After the 1963 election saw the defeat of David Lewis, who had been Deputy Leader of the New Democratic Party, Doug Fisher became Deputy Leader.

===Journalism===
Economic pressures ensued as MPs were only paid $10,000 a year at the time and Fisher needed to support a growing family. Offered a job by Toronto Telegram publisher John W. H. Bassett, he began freelancing as a political columnist in 1961 while sitting as an MP.

Finding journalism more rewarding than politics, Fisher retired from the House of Commons prior to the 1965 general election after eight years as an MP. He remained on Parliament Hill as a full-time parliamentary columnist. In the 1968 general election, Fisher reconciled with the NDP, and attempted a political comeback as the party's candidate in the suburban Toronto riding of York Centre, but came in second to the Liberal candidate.

When the Telegram folded in 1971, Fisher joined the upstart Toronto Sun as its Ottawa columnist. He remained a columnist for the Sun chain of newspapers until his retirement in 2006. With almost a half-century of his life spent in and covering Parliament, Fisher was considered the dean of political writers in Canada.

Fisher also worked for more than 30 years as host of a Sunday night TV show, Insight, on Ottawa's CJOH-TV and made regular appearances on CTV’s Question Period.

===Sports===
In 1969, Fisher co-authored a federal task report on sport. In the 1970s, he was appointed by the government to serve on the boards of Hockey Canada, the Coaching Association of Canada, and the Sports Information Centre.

He was a director of Hockey Canada from 1971 to 1978, and chair from 1974 to 1977, and played a role in organizing the 1972 Summit Series between Team Canada and the Soviet national hockey team and in founding the Canada Cup international ice hockey tournament in 1976.

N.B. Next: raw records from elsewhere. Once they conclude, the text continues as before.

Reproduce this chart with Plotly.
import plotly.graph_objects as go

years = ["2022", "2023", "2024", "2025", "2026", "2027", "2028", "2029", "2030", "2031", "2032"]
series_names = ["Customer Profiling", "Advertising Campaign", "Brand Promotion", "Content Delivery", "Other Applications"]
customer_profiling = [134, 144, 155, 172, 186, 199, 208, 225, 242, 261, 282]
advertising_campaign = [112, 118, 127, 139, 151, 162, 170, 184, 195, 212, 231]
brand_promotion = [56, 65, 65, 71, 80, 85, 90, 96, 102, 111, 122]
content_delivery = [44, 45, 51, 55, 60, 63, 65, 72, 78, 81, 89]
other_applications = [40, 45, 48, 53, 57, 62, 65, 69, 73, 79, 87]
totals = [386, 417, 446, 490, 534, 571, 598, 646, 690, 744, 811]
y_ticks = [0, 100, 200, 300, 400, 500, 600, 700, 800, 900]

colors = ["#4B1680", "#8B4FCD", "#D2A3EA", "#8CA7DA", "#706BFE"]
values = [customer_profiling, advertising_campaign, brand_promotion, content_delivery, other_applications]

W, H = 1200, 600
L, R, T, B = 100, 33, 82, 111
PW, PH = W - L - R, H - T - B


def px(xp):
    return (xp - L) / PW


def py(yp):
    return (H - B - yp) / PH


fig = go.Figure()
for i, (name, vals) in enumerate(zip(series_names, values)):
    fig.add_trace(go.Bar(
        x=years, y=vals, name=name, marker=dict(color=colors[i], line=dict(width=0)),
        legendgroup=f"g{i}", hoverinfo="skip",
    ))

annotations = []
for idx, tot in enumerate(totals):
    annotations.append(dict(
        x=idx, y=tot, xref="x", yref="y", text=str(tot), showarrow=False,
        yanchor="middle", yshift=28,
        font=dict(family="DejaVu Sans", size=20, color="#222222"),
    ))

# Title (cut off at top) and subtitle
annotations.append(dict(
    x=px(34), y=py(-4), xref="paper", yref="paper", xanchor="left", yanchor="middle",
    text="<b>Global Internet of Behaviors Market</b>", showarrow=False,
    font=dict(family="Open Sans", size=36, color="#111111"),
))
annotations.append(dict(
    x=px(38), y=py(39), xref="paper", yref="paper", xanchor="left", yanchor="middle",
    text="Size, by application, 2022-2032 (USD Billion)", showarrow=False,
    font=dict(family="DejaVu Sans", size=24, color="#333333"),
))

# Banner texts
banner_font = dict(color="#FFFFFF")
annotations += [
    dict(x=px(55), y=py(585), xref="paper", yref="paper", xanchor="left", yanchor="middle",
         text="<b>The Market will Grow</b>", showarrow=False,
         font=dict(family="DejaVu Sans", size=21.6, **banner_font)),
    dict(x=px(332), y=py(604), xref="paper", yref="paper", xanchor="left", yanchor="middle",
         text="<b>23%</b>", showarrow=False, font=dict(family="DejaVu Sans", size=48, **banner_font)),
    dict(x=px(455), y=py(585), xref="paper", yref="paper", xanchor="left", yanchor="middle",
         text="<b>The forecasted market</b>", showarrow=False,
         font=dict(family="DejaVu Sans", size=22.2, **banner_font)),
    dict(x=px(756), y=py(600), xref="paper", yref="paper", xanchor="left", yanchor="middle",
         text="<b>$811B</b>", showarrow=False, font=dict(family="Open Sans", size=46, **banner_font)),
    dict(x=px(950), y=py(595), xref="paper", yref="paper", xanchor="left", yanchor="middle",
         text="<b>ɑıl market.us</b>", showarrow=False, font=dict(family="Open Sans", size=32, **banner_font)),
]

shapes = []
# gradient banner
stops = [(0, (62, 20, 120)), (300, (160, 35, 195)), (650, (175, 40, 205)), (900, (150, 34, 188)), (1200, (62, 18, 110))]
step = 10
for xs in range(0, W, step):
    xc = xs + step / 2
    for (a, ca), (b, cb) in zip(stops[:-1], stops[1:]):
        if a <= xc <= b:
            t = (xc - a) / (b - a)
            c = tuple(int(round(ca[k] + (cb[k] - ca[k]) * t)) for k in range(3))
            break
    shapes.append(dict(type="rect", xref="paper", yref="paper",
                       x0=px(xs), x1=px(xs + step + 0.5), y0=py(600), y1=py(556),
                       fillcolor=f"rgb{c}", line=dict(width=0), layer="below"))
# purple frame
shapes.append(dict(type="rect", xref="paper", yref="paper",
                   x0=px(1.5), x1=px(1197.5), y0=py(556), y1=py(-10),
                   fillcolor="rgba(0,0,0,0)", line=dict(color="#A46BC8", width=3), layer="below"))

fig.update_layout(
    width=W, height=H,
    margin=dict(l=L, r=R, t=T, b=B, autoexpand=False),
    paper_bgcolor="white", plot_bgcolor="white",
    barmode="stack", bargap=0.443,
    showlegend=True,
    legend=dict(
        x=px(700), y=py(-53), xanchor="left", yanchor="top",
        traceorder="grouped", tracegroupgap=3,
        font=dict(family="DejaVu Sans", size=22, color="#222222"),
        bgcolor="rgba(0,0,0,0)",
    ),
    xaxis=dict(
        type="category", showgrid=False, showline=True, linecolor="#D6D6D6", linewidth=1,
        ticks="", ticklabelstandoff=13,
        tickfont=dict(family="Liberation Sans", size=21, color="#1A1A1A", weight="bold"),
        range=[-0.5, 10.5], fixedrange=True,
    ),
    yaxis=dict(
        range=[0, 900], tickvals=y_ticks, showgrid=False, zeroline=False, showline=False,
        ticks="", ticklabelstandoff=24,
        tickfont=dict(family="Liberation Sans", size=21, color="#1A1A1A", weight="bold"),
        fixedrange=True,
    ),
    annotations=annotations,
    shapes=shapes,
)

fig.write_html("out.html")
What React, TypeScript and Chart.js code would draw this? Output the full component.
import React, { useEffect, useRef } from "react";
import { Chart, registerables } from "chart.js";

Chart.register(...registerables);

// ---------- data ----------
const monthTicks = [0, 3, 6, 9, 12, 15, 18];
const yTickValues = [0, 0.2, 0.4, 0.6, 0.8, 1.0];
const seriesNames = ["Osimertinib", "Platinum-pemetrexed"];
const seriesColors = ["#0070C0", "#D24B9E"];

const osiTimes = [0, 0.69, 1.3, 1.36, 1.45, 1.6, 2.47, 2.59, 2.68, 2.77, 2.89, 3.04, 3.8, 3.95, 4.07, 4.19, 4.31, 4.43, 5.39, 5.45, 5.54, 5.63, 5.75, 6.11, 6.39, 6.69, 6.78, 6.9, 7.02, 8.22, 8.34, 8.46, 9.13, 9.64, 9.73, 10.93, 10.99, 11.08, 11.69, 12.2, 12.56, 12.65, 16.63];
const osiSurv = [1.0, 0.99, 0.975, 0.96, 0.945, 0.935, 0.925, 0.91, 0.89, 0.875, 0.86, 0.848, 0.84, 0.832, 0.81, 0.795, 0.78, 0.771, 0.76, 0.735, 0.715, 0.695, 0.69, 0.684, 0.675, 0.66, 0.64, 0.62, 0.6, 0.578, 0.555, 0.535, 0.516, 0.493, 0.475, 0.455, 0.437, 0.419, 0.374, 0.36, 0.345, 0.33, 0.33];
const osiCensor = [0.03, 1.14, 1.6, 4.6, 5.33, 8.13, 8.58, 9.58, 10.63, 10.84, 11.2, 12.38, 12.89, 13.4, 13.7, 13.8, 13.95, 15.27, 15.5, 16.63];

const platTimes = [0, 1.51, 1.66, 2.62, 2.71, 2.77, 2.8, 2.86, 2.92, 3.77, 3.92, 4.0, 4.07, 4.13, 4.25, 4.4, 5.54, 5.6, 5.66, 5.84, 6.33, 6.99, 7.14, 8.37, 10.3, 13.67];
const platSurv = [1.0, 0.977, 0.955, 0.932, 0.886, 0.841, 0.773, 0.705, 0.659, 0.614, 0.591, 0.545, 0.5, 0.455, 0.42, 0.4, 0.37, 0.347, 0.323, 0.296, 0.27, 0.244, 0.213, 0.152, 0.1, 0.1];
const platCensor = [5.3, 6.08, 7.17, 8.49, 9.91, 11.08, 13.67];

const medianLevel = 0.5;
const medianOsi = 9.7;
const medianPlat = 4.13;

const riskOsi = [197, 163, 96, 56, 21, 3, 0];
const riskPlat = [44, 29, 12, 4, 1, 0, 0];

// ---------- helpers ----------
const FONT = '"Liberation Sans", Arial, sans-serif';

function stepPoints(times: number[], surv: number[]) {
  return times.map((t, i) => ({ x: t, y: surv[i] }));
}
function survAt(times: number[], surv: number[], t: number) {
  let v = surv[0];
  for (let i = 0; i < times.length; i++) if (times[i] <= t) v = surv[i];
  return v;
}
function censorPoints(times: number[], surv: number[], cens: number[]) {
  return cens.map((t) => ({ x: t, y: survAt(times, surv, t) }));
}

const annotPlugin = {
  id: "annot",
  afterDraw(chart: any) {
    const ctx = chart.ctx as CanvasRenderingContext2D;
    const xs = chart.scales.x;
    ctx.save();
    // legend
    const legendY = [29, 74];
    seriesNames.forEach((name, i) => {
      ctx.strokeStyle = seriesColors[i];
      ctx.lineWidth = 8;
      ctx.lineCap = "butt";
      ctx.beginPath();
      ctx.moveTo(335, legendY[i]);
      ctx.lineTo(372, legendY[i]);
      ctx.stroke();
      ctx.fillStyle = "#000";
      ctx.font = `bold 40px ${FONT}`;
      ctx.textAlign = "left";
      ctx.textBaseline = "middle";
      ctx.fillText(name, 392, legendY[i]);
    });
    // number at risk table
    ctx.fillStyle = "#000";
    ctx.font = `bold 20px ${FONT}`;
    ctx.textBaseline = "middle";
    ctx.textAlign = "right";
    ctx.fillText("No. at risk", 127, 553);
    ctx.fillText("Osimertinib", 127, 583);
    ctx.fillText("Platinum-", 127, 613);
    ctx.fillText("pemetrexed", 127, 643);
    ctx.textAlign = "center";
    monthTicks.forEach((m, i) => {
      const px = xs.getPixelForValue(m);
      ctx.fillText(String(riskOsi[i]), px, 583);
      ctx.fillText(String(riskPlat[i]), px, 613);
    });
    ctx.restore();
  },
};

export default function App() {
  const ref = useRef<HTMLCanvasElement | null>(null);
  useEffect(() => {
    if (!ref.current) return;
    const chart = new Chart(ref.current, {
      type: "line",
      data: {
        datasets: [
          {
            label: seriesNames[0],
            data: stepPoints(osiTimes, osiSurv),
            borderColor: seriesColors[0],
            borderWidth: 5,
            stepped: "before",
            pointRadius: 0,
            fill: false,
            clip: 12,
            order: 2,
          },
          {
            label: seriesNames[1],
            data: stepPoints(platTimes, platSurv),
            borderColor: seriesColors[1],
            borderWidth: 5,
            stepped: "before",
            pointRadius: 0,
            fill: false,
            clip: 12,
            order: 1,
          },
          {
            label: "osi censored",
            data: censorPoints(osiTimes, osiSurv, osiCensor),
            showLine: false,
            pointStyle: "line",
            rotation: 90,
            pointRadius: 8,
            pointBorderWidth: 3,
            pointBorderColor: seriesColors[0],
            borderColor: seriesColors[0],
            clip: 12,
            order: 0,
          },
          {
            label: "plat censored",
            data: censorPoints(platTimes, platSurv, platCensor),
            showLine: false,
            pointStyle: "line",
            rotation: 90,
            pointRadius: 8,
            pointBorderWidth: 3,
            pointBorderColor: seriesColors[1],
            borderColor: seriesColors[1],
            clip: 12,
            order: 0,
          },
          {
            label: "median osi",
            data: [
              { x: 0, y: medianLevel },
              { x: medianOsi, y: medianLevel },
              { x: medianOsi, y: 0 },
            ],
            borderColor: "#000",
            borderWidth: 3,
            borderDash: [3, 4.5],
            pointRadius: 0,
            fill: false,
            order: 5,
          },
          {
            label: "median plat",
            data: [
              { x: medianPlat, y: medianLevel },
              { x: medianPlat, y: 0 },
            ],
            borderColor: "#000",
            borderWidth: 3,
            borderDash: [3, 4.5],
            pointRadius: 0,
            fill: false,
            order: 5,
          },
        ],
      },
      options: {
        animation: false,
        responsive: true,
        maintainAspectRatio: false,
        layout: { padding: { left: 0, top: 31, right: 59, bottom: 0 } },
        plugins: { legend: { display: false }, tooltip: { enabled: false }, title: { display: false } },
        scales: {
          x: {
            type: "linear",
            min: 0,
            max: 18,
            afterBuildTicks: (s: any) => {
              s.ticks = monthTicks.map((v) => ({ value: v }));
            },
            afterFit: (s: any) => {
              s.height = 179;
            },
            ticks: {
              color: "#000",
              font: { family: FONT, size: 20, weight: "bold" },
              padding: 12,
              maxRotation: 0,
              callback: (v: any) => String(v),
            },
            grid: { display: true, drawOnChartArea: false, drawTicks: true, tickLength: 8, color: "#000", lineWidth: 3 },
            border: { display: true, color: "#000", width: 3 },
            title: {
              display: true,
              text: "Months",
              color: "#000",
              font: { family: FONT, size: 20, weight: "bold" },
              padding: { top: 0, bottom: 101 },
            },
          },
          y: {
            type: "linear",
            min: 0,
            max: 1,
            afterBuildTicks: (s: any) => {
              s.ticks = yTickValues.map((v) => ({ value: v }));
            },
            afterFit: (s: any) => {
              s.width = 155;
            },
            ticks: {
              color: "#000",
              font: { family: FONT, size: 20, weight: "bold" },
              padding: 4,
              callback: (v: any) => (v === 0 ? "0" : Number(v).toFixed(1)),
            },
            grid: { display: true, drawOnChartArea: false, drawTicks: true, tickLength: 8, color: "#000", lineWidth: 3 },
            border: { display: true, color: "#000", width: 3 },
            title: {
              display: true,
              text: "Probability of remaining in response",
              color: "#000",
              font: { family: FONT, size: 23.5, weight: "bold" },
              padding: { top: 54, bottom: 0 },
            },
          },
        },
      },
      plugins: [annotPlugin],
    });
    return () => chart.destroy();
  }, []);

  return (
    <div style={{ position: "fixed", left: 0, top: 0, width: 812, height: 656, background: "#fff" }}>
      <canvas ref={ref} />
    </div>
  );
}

He was a director of Canada’s Sports Hall of Fame from 1974 to 1992.

In 1975, he co-authored Canada's Sporting Heroes.

From 1979 to 1980, Fisher worked as a one-man provincial commission of inquiry reporting into the state and the future needs of recreation and sport in Ontario.

===Family===
In 1948, Fisher married Barbara Elizabeth Lamont (1922-2017), the daughter of a clergyman whom he met while they were both studying to become librarians. They eventually got divorced.

They had five sons: Matthew, Mark, Luke, John and Tobias. Matthew Fisher was a foreign correspondent for the National Post. Tobias Fisher worked for the Canadian Broadcasting Corporation and was the network's parliamentary assignment editor.

===Awards===
Fisher was the recipient of the 2001 Distinguished Service Award of the Canadian Association of Former Parliamentarians, "presented annually to a former parliamentarian who has made an outstanding contribution to the country and its democratic institutions."

===Retirement and death===
Fisher retired at the age of 86, due to declining health. His last column appeared on July 30, 2006. He died on September 18, 2009, only one day shy of his 90th birthday.